Continuing @kilink 's comment Netflix/dgs-framework#1928 (comment) ,
I don't think it's a bug in otel java instrumentation either.
We know that to pass context in CompletableFuture we need to wrap Executor in Context.taskWrapping(), which is already done for the dgsAsyncTaskExecutor.
However the catch is:
since batch loading is in action here, there is another CompletableFuture, which uses default executor, for the Batch Loader wrapping the DepartmentLoader. This is the reason why context is reset. If you debug line 39 EmployeeDataFetcher.department() and keep going in, you can see DataLoaderHelper.queueOrInvokeLoader()

To me it seems parameters.get(0).getContext().makeCurrent() is the only way to propagate context, without changing the current code.

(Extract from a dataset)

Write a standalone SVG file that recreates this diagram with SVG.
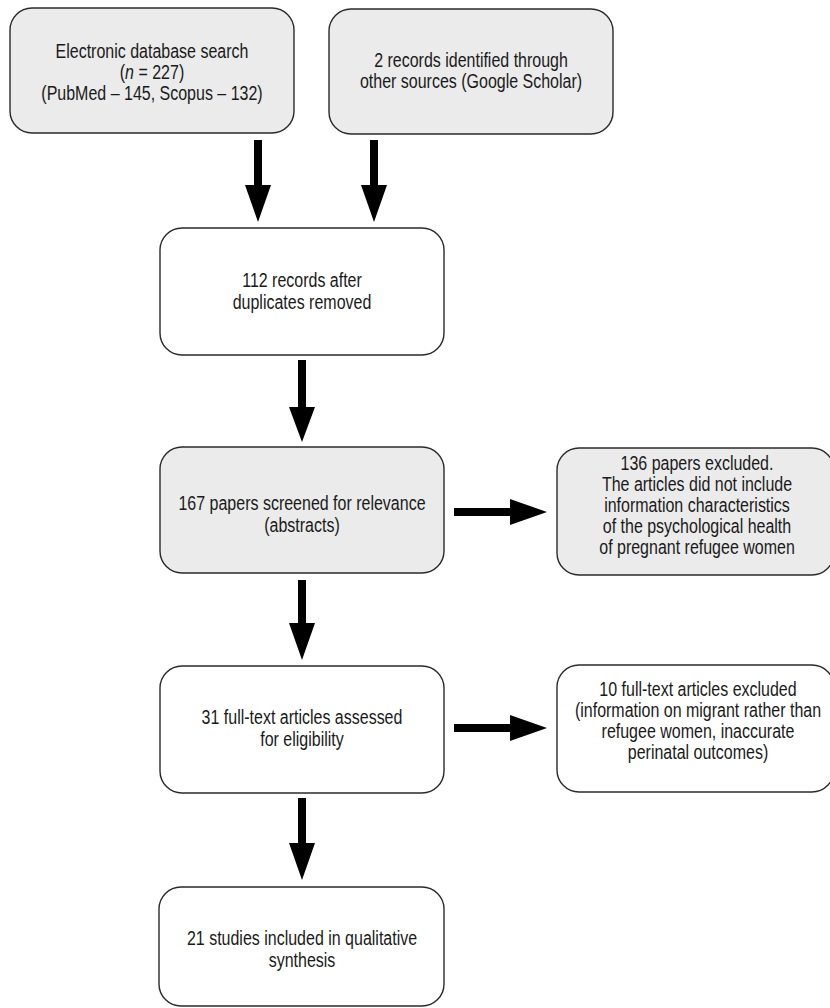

Govinda Sakhare · Answer 13 · Wed Sep 11 2024 00:18:30 GMT+0800 (China Standard Time)

since batch loading is in action here, there is another CompletableFuture, which uses default executor

If I remember correctly, it doesn’t work even if the batch contains only 1 parameter.

To me it seems parameters.get(0).getContext().makeCurrent() is the only way to propagate context

Yes that fixes the issue but it is a workaround, doesn’t look elegant because ‘parameter’ is a domain object.

Harshit Rajput · Answer 14 · Wed Sep 11 2024 00:38:50 GMT+0800 (China Standard Time)

If I remember correctly, it doesn’t work even if the batch contains only 1 parameter.

Doesn't matter if it's 1 or more parameter. It's the DataLoader framework which is spitting out the CompletableFuture with fixed default executor.

Yes that fixes the issue but it is a workaround, doesn’t look elegant because ‘parameter’ is a domain object.

Doesn't seem that this is in opentelemetry control. Opentelemetry already provides context propagation by customizing CompletableFuture with otel context wrapped executor, but the DataLoader framework is using fixed default executor in between.